First bird on our hit list was a Wryneck, a bird I have only ever seen once before, several years ago now. We drove to Weybourne, walked to where it had been seen as recently as last evening and waited and waited. Now I have heard it said of birds, ” Clear night , clear off!” I so hoped this little chap hadn’t cleared off but it seemed it may have done so we left somewhat disappointed but knowing we wouldn’t be so very far off if it was sighted. It seemed like a dip to start the day, not good.IMG_8486 weyborne mill

 

However our time there wasn’t wasted. We watched a  beautiful display by an Arctic skua, as it ambushed gulls in the air to try to steal the fish they had caught. It had a good deal of success and really was a good spectacle and also a year tick. Next came the arrival from over the sea of what I thought was a very large moth with feathered antennae, but it wasn’t a moth, it was a Cock chaffer! It flew around having reached land at last but here comes the sad part, it never got the chance to touch down! A crow flew in and snapped it up, the thought of making such a journey only to end up as a crow’s snack seemed a sorry affair.
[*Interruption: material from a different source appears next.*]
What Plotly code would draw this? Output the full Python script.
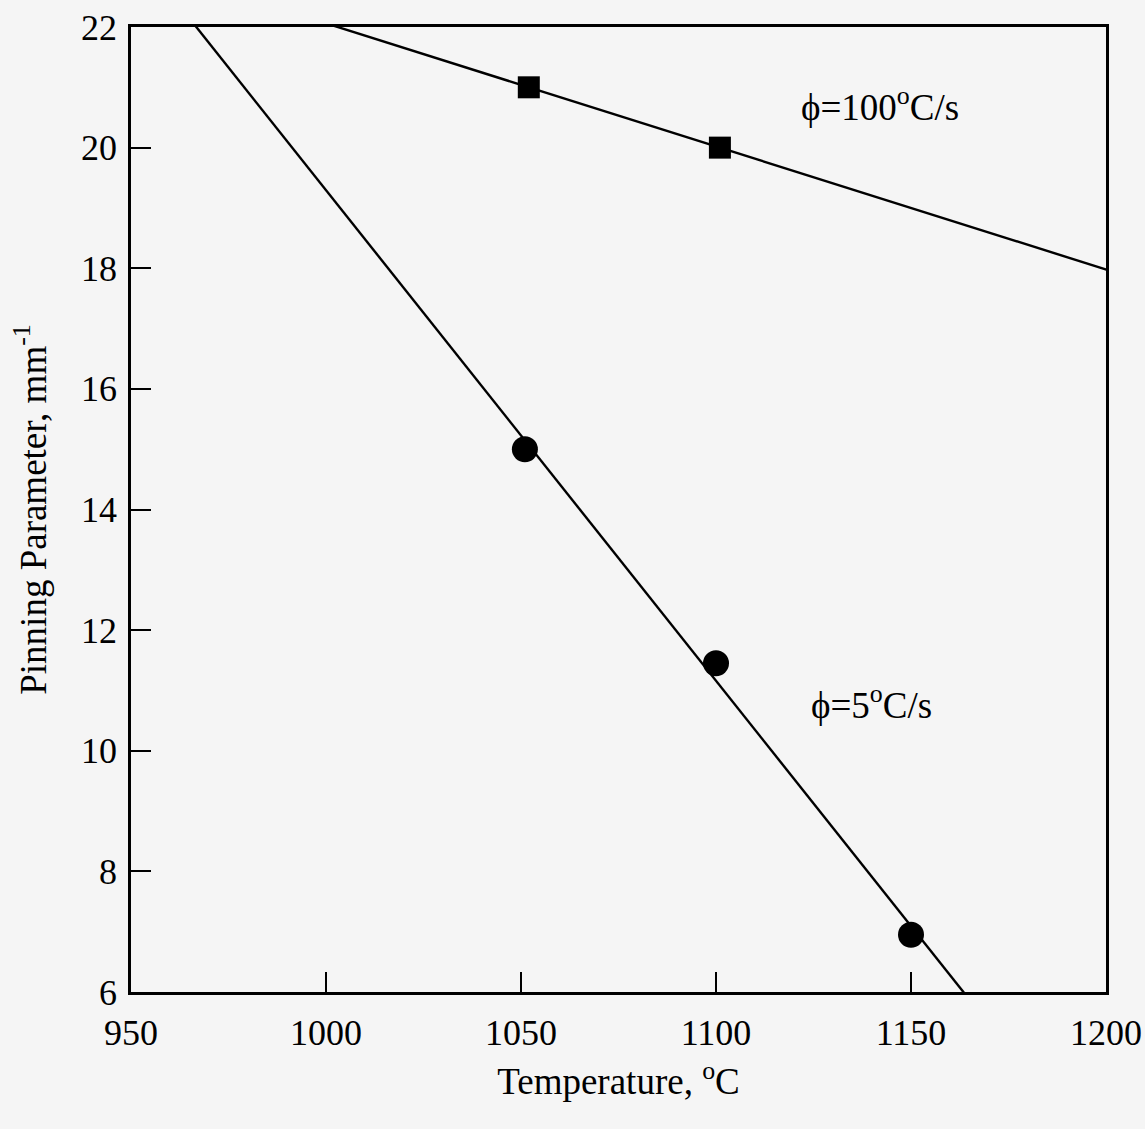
import numpy as np
import plotly.graph_objects as go

# Data
temp_100 = [1052, 1101]
pin_100 = [21.0, 20.0]
temp_5 = [1051, 1100, 1150]
pin_5 = [15.0, 11.45, 6.95]

x_ticks = [950, 1000, 1050, 1100, 1150, 1200]
y_ticks = [6, 8, 10, 12, 14, 16, 18, 20, 22]

FONT = "Liberation Serif, Times New Roman, serif"
BG = "#f5f5f5"

# Linear fits through each data set
fit_x = np.array([900.0, 1250.0])
c100 = np.polyfit(temp_100, pin_100, 1)
c5 = np.polyfit(temp_5, pin_5, 1)

fig = go.Figure()
fig.add_trace(go.Scatter(x=fit_x, y=np.polyval(c100, fit_x), mode="lines",
                         line=dict(color="black", width=2.4), showlegend=False))
fig.add_trace(go.Scatter(x=fit_x, y=np.polyval(c5, fit_x), mode="lines",
                         line=dict(color="black", width=2.4), showlegend=False))
fig.add_trace(go.Scatter(x=temp_100, y=pin_100, mode="markers",
                         marker=dict(symbol="square", size=22, color="black"),
                         showlegend=False, cliponaxis=False))
fig.add_trace(go.Scatter(x=temp_5, y=pin_5, mode="markers",
                         marker=dict(symbol="circle", size=26, color="black"),
                         showlegend=False, cliponaxis=False))

fig.add_annotation(x=1142.0, y=20.72, xref="x", yref="y", showarrow=False,
                   text="ϕ=100<sup>o</sup>C/s", font=dict(family=FONT, size=37, color="black"))
fig.add_annotation(x=1139.8, y=10.8, xref="x", yref="y", showarrow=False,
                   text="ϕ=5<sup>o</sup>C/s", font=dict(family=FONT, size=37, color="black"))

fig.update_layout(
    width=1145, height=1129,
    paper_bgcolor=BG, plot_bgcolor=BG,
    margin=dict(l=131, r=39, t=27, b=137, autoexpand=False),
    font=dict(family=FONT, size=36, color="black"),
    xaxis=dict(range=[950, 1200], tickvals=x_ticks, ticks="inside", ticklen=20,
               tickwidth=2, tickcolor="black", showline=True, linecolor="black",
               linewidth=2.5, mirror=True, showgrid=False, zeroline=False,
               ticklabelstandoff=7, automargin=False, ticklabeloverflow="allow",
               title=dict(text="Temperature, <sup>o</sup>C", standoff=17,
                          font=dict(family=FONT, size=37))),
    yaxis=dict(range=[6, 22], tickvals=y_ticks, ticks="inside", ticklen=20,
               tickwidth=2, tickcolor="black", showline=True, linecolor="black",
               linewidth=2.5, mirror=True, showgrid=False, zeroline=False,
               ticklabelstandoff=4, automargin=False, ticklabeloverflow="allow",
               title=dict(text="Pinning Parameter, mm<sup>-1</sup>", standoff=24,
                          font=dict(family=FONT, size=37))),
)

fig.write_html("out.html", config={"displayModeBar": False},
               post_script="document.body.style.margin='0';document.body.style.background='" + BG + "';")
Next we were treated to two new butterflies, one elusive the other sat and posed a while. We had a Small heath and also (as seen here) a clouded yellow, both came in off the sea.IMG_8466 clouded yellow

Next stop, West Runton to try for a Red-backed shrike, it had been seen last evening but the good news was it had also been seen this morning, I was optimistic. A Red-backed shrike was the bird that really got me into birding, when I was out with Peter and we watched one sitting on a shrub, flying off, catching a bug and then back again. It carried on like this for ages and I was delighted, thanks to the RBS and Peter I was hooked!

First though the walk back to the car where we saw this Gatekeeper butterfly  feeding close by to a  hoverfly.

Next treat was a seal swimming close to the shore line

Car parked at West Runton and  the shortest walk imaginable and we were where the bird had been seen. We were in luck, just a few minutes later we saw it, hooray! It flew and landed at some distance away, soon though it flew again and landed much closer.IMG_8496 RBS

If it looks like these shots were taken through a dirty window or through a dirty lens, look again. They are little bugs, or as the RBS likes to call them; dinner!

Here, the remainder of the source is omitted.